Their approach was: They had the product and it was customised with a set of rules or predicates that were introduced in the system as normal data. Then, the engine used these rules to cater for the specific way of working the clients had.

The product came with a standard set of rules that the client could modify, but realistically they wouldn’t be able to do it because of the complexity. However, they could outsource it to external consultancy companies (as KPMG or PWC to say some) that had specialised consultants to do it.

Then, the company that was making the software wasn’t liable for the customisation even though they had ongoing consulting benefits for training and support and they benefited from the clients that were brought from these third party consultancy companies.

Very little changes or enhancements where made to the software due to client requirements and the ones that were accepted had been evaluated as generic and as beneficial for all the clients (I have to recognise that some clients were heard more than others and their changes were always more generic). As there were no real client specific customisations, no per-client maintenance was required.

· The second case was as well an international product that went to its 6th version.

This product was similarly based in a highly configurable platform in where the company included with the product a basic set of product customisations that were good enough for the majority of the clients and the clients only needed to provide the system with the input values specific to them and the system would calculate the output (after sometimes overnight processing).

As the Product could be adapted to the client needs using an included modelling tool, the clients could create their customisations (or pay my company to do it) and save them to be used whenever it was required. The main difference in the approach of this solution was that the features that were demanded by clients were implemented as features in the modelling tool so the customisations were allowed to be done by the client. This linked with the fact that the client had the chance to use plain C++ to create custom functions (all edited, compiled and linked in the modelling tool) and use them in the different areas of the calculations.

To have a better understanding of the whole, think about Excel. In Excel you can use all the features and if you want to do something else you don’t call Microsoft, you create your scripts and add them to your spreadsheet.

This approach allowed the clients to customise the system to their necessities and the vendor could still offer customisation services without modifying the base code. The downfall was that it was very difficult test the models and verify if the problem was in the model or the customisations. However, there was only one solution for all the clients.

· The third case it’s more related to what Scott was talking about (read here).

Scott, in his conclusion he doesn’t give a solution but I’m going to give my opinion in how I would approach the problem.

Have a look at all the Microsoft and Adobe applications. They all provide an API to create extensions or plug-ins and macros. The product remains the same but you are able to do some customisations to adapt it to your needs. I think that this model would solve most of the problems that Scott talks about. I’m not saying that create a system that supports this model it’s an easy task and it may require a fair bit of thinking, but it would dramatically increase the chances of success, specially because the complexity of the management is reduced not having to keep one branch per customer and each of the modules can be independently tested without affecting the rest of the system.

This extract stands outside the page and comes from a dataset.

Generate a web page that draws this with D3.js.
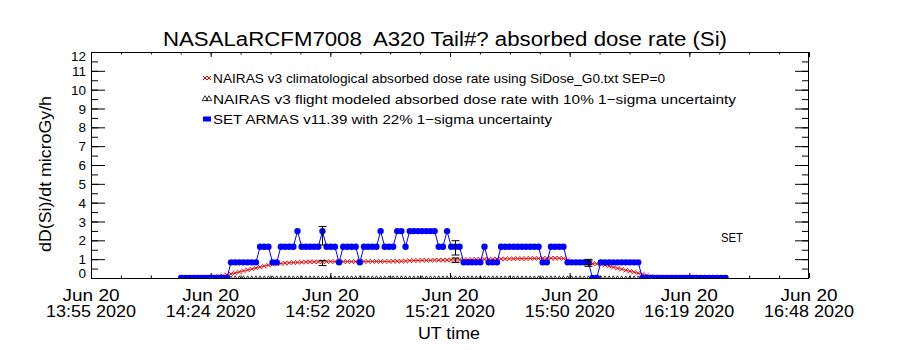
<!DOCTYPE html>
<html>
<head>
<meta charset="utf-8">
<script src="https://cdn.jsdelivr.net/npm/d3@7"></script>
<style>
  html, body { margin: 0; padding: 0; background: #fff; }
  svg { display: block; }
  text { font-family: "Liberation Sans", "DejaVu Sans", sans-serif; fill: #000; }
</style>
</head>
<body>
<svg id="chart" width="900" height="350"></svg>
<script>
// ---- Data -------------------------------------------------------------
// One record per minute, starting 14:17 UT (minutes of day)
const sampleStart = 14 * 60 + 17;
const sampleStep = 1;

// SET ARMAS absorbed dose rate (microGy/h)
const setDose = [
  0, 0, 0, 0, 0, 0, 0, 0, 0, 0, 0, 0,
  0.83, 0.83, 0.83, 0.83, 0.83, 0.83, 0.83,
  1.66, 1.66, 1.66,
  0.83, 0.83,
  1.66, 1.66, 1.66, 1.66,
  2.49,
  1.66, 1.66, 1.66, 1.66, 1.66,
  2.49,
  1.66, 1.66, 1.66,
  0.83,
  1.66, 1.66, 1.66, 1.66,
  0.83,
  1.66, 1.66, 1.66, 1.66,
  2.49,
  1.66, 1.66, 1.66,
  2.49, 2.49,
  1.66,
  2.49, 2.49, 2.49, 2.49, 2.49, 2.49, 2.49,
  1.66, 1.66,
  2.49,
  1.66, 1.66, 1.66,
  0.83, 0.83, 0.83, 0.83, 0.83,
  1.66,
  0.83, 0.83, 0.83,
  1.66, 1.66, 1.66, 1.66, 1.66, 1.66, 1.66, 1.66, 1.66, 1.66,
  0.83, 0.83,
  1.66, 1.66, 1.66, 1.66,
  0.83, 0.83, 0.83, 0.83, 0.83, 0.83,
  0, 0,
  0.83, 0.83, 0.83, 0.83, 0.83, 0.83, 0.83, 0.83, 0.83, 0.83,
  0, 0, 0, 0, 0, 0, 0, 0, 0, 0, 0, 0, 0, 0, 0, 0, 0, 0, 0, 0, 0
];

// NAIRAS v3 climatological absorbed dose rate (microGy/h)
const nairasClim = [
  0.04, 0.04, 0.04, 0.05, 0.05, 0.05, 0.05, 0.06, 0.07, 0.09,
  0.12, 0.17, 0.22, 0.27, 0.32, 0.38, 0.43, 0.48, 0.53, 0.58, 0.63, 0.68, 0.72,
  0.75, 0.77, 0.79, 0.81, 0.82, 0.83, 0.84, 0.85,
  0.86, 0.86, 0.86, 0.86, 0.87, 0.87, 0.87, 0.87, 0.87, 0.87, 0.87, 0.87,
  0.88, 0.88, 0.88, 0.88, 0.88, 0.88, 0.88, 0.88, 0.89, 0.89, 0.89, 0.90,
  0.92, 0.93, 0.93, 0.94, 0.94, 0.94, 0.95, 0.95, 0.95, 0.95, 0.96, 0.96, 0.96, 0.97,
  0.98, 0.98, 0.99, 0.99, 1.00, 1.00, 1.00, 1.01, 1.01, 1.01,
  1.02, 1.02, 1.03, 1.03, 1.03, 1.04, 1.04, 1.04, 1.05, 1.05,
  1.05, 1.05, 1.05, 1.04,
  0.95, 0.86, 0.84, 0.82, 0.80, 0.79, 0.77, 0.75, 0.73, 0.68, 0.63,
  0.57, 0.52, 0.47, 0.41, 0.36, 0.31, 0.26, 0.20, 0.15, 0.10, 0.07,
  0.05, 0.05, 0.05, 0.05, 0.05, 0.05, 0.05, 0.05, 0.05,
  0.04, 0.04, 0.04, 0.04, 0.04, 0.04, 0.04, 0.04
];

// NAIRAS v3 flight modeled absorbed dose rate (microGy/h)
const nairasFlight = [
  0, 0, 0, 0, 0, 0, 0, 0, 0, 0, 0, 0, 0, 0, 0, 0, 0, 0, 0, 0, 0, 0,
  0, 0, 0, 0, 0, 0, 0, 0, 0, 0, 0, 0, 0, 0, 0, 0, 0, 0, 0, 0, 0, 0,
  0, 0, 0, 0, 0, 0, 0, 0, 0, 0, 0, 0, 0, 0, 0, 0, 0, 0, 0, 0, 0, 0,
  0, 0, 0, 0, 0, 0, 0, 0, 0, 0, 0, 0, 0, 0, 0, 0, 0, 0, 0, 0, 0, 0,
  0, 0, 0, 0, 0, 0, 0, 0, 0, 0, 0, 0, 0, 0, 0, 0, 0, 0, 0, 0, 0, 0,
  0, 0, 0, 0, 0, 0, 0, 0, 0, 0, 0, 0, 0, 0, 0, 0, 0, 0, 0, 0, 0, 0
];

// Uncertainty bars, drawn at these record indices
const errIndex = [34, 66, 98];
const setErrLow = [1.75, 1.22, 0.62];
const setErrHigh = [2.73, 1.98, 0.99];
const flightErrLow = [0.66, 0.82, 0.72];
const flightErrHigh = [0.93, 1.06, 0.90];

// Axis range (minutes of day) and tick labels
const timeStart = 13 * 60 + 55 + 18 / 60;
const timeEnd = 16 * 60 + 48 + 6 / 60;
const xTickDates = ["Jun 20", "Jun 20", "Jun 20", "Jun 20", "Jun 20", "Jun 20", "Jun 20"];
const xTickTimes = ["13:55 2020", "14:24 2020", "14:52 2020", "15:21 2020", "15:50 2020", "16:19 2020", "16:48 2020"];
const yTickValues = [0, 1, 2, 3, 4, 5, 6, 7, 8, 9, 10, 11, 12];

const titleText = "NASALaRCFM7008  A320 Tail#? absorbed dose rate (Si)";
const legendLabels = [
  "NAIRAS v3 climatological absorbed dose rate using SiDose_G0.txt SEP=0",
  "NAIRAS v3 flight modeled absorbed dose rate with 10% 1\u2212sigma uncertainty",
  "SET ARMAS v11.39 with 22% 1\u2212sigma uncertainty"
];

// ---- Layout -----------------------------------------------------------
const plot = { left: 91, right: 809, top: 52, bottom: 278 };
const svg = d3.select("#chart");

const x = d3.scaleLinear().domain([timeStart, timeEnd]).range([plot.left, plot.right]);
const y = d3.scaleLinear().domain([0, 12]).range([plot.bottom, plot.top]);

const sampleTime = i => sampleStart + i * sampleStep;

svg.append("defs").append("clipPath").attr("id", "plotClip")
  .append("rect")
  .attr("x", plot.left).attr("y", plot.top)
  .attr("width", plot.right - plot.left).attr("height", plot.bottom - plot.top);

// ---- Axes -------------------------------------------------------------
const nMajor = xTickTimes.length - 1;
const xMajor = d3.range(nMajor + 1).map(i => timeStart + i * (timeEnd - timeStart) / nMajor);
const xMinor = d3.range(nMajor * 4 + 1).map(i => timeStart + i * (timeEnd - timeStart) / (nMajor * 4));
const yMinor = d3.range(0, 12.01, 0.5);

function styleAxis(g) {
  g.select(".domain").remove();
  g.selectAll("line").attr("stroke", "#000").attr("stroke-width", 1);
  g.selectAll("text").remove();
}

svg.append("g").attr("transform", `translate(0,${plot.bottom})`)
  .call(d3.axisTop(x).tickValues(xMinor).tickSize(2.5)).call(styleAxis);
svg.append("g").attr("transform", `translate(0,${plot.bottom})`)
  .call(d3.axisTop(x).tickValues(xMajor).tickSize(5)).call(styleAxis);
svg.append("g").attr("transform", `translate(0,${plot.top})`)
  .call(d3.axisBottom(x).tickValues(xMinor).tickSize(2.5)).call(styleAxis);
svg.append("g").attr("transform", `translate(0,${plot.top})`)
  .call(d3.axisBottom(x).tickValues(xMajor).tickSize(5)).call(styleAxis);

svg.append("g").attr("transform", `translate(${plot.left},0)`)
  .call(d3.axisRight(y).tickValues(yMinor).tickSize(7)).call(styleAxis);
svg.append("g").attr("transform", `translate(${plot.left},0)`)
  .call(d3.axisRight(y).tickValues(yTickValues).tickSize(14)).call(styleAxis);
svg.append("g").attr("transform", `translate(${plot.right},0)`)
  .call(d3.axisLeft(y).tickValues(yMinor).tickSize(7)).call(styleAxis);
svg.append("g").attr("transform", `translate(${plot.right},0)`)
  .call(d3.axisLeft(y).tickValues(yTickValues).tickSize(14)).call(styleAxis);

svg.append("rect")
  .attr("x", plot.left + 0.5).attr("y", plot.top + 0.5)
  .attr("width", plot.right - plot.left - 1).attr("height", plot.bottom - plot.top)
  .attr("fill", "none").attr("stroke", "#000").attr("stroke-width", 1);

// y tick labels (kept inside the frame height at the ends)
svg.append("g").selectAll("text").data(yTickValues).join("text")
  .attr("x", 86)
  .attr("y", d => Math.min(273, Math.max(56, y(d))) + 5)
  .attr("text-anchor", "end")
  .attr("font-size", 13.5)
  .text(d => d);

// x tick labels, two lines each
const xl = svg.append("g");
xl.selectAll("text.date").data(xMajor).join("text").attr("class", "date")
  .attr("x", d => x(d)).attr("y", 301)
  .attr("text-anchor", "middle").attr("font-size", 16)
  .attr("textLength", 57).attr("lengthAdjust", "spacingAndGlyphs")
  .text((d, i) => xTickDates[i]);
xl.selectAll("text.time").data(xMajor).join("text").attr("class", "time")
  .attr("x", d => x(d)).attr("y", 317)
  .attr("text-anchor", "middle").attr("font-size", 16)
  .attr("textLength", 90).attr("lengthAdjust", "spacingAndGlyphs")
  .text((d, i) => xTickTimes[i]);

svg.append("text")
  .attr("x", 449).attr("y", 339)
  .attr("text-anchor", "middle").attr("font-size", 16)
  .attr("textLength", 62).attr("lengthAdjust", "spacingAndGlyphs")
  .text("UT time");

svg.append("text")
  .attr("transform", "translate(51,174) rotate(-90)")
  .attr("text-anchor", "middle").attr("font-size", 16)
  .attr("textLength", 156).attr("lengthAdjust", "spacingAndGlyphs")
  .text("dD(Si)/dt microGy/h");

svg.append("text")
  .attr("x", 445).attr("y", 46)
  .attr("text-anchor", "middle").attr("font-size", 20)
  .style("white-space", "pre")
  .attr("textLength", 564).attr("lengthAdjust", "spacingAndGlyphs")
  .text(titleText);

// ---- Series -----------------------------------------------------------
const data = d3.range(setDose.length).map(i => ({
  t: sampleTime(i), set: setDose[i], clim: nairasClim[i], flight: nairasFlight[i]
}));

const layer = svg.append("g").attr("clip-path", "url(#plotClip)");

// climatological: red line with x symbols
layer.append("path").datum(data)
  .attr("d", d3.line().x(d => x(d.t)).y(d => y(d.clim)))
  .attr("fill", "none").attr("stroke", "#e00000").attr("stroke-width", 0.8);
layer.append("g").selectAll("path").data(data).join("path")
  .attr("transform", d => `translate(${x(d.t)},${y(d.clim)})`)
  .attr("d", "M-2.2,-2.2L2.2,2.2M-2.2,2.2L2.2,-2.2")
  .attr("stroke", "#e00000").attr("stroke-width", 0.9).attr("fill", "none");

// flight modeled: black triangles
const tri = d3.symbol().type(d3.symbolTriangle).size(6);
layer.append("g").selectAll("path").data(data).join("path")
  .attr("transform", d => `translate(${x(d.t)},${y(d.flight)})`)
  .attr("d", tri())
  .attr("fill", "none").attr("stroke", "#000").attr("stroke-width", 0.8);

// SET ARMAS: blue line with filled dots
layer.append("path").datum(data)
  .attr("d", d3.line().x(d => x(d.t)).y(d => y(d.set)))
  .attr("fill", "none").attr("stroke", "#0000ff").attr("stroke-width", 1);
layer.append("g").selectAll("circle").data(data).join("circle")
  .attr("cx", d => x(d.t)).attr("cy", d => y(d.set)).attr("r", 3.2)
  .attr("fill", "#0000ff");

// uncertainty bars
function errorBars(lo, hi) {
  const g = svg.append("g").attr("stroke", "#000").attr("stroke-width", 1);
  errIndex.forEach((k, i) => {
    const cx = Math.round(x(sampleTime(k))) + 0.5;
    const y0 = y(lo[i]), y1 = y(hi[i]);
    g.append("line").attr("x1", cx).attr("x2", cx).attr("y1", y0).attr("y2", y1);
    g.append("line").attr("x1", cx - 4).attr("x2", cx + 4).attr("y1", y0).attr("y2", y0);
    g.append("line").attr("x1", cx - 4).attr("x2", cx + 4).attr("y1", y1).attr("y2", y1);
  });
}
errorBars(flightErrLow, flightErrHigh);
errorBars(setErrLow, setErrHigh);

// ---- Legend -----------------------------------------------------------
const legY = [78, 99, 119];
const leg = svg.append("g");
leg.selectAll("text").data(legendLabels).join("text")
  .attr("x", 213).attr("y", (d, i) => legY[i] + 4.5)
  .attr("font-size", 13)
  .attr("textLength", (d, i) => [452, 523, 339][i])
  .attr("lengthAdjust", "spacingAndGlyphs")
  .text(d => d);
[205, 209].forEach(cx => {
  leg.append("path")
    .attr("transform", `translate(${cx},${legY[0]})`)
    .attr("d", "M-2,-2L2,2M-2,2L2,-2")
    .attr("stroke", "#e00000").attr("stroke-width", 1).attr("fill", "none");
  leg.append("path")
    .attr("transform", `translate(${cx},${legY[1]})`)
    .attr("d", d3.symbol().type(d3.symbolTriangle).size(14)())
    .attr("stroke", "#000").attr("stroke-width", 0.8).attr("fill", "none");
});
leg.append("rect").attr("x", 203).attr("y", legY[2] - 2.5).attr("width", 8).attr("height", 5)
  .attr("fill", "#0000ff");

svg.append("text")
  .attr("x", 721).attr("y", 242)
  .attr("font-size", 13)
  .attr("textLength", 22).attr("lengthAdjust", "spacingAndGlyphs")
  .text("SET");
</script>
</body>
</html>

Good luck in Argentina, Scott!

2 thoughts on “Successful Consultingware

    Scott said:
    June 2, 2008 at 16:22

    Hi there Roberto, with all my travels, I have only just seen this now. Good article. I really should get my act together and do a follow up post myself.

    You are definately thinking along the right lines, I think it’s important to give others the power to make customizations through the use of API’s etc…, even if they end up getting you to do those customizations. I’ll try and explain this more in my next post.

    I’m having a great time in Buenos Aires, still very much in holiday mode, y mi espanol no es bien todovia.

    Alan said:
    January 26, 2009 at 13:53

    Just had a read or yours and scotts blog article. Great stuff. Just letting you know I have linked your article on my blog (http://www.consultingware.org). This is such an unexplored area of software engineering. And it is something I think we all experience (at least once, if not way many more times). It is also a very complex subject. I know I have been thinking about it (in the context of a few projects, but thinking about it none the less in detail). It touches GUI, business logic, work flow , just about any business unit (and each one differently) etc. My particular interest is in the client side (but server side is also interesting). What is so amazing is that when we all start our first project, we have a bag of skills but I don’t think we really understand just how many issues these sort of projects will generate, so its always so much harder to plane or architect a solution. And due to such a limited understanding (and often time for experimentation/exploration), many of our initial abstractions leak so much.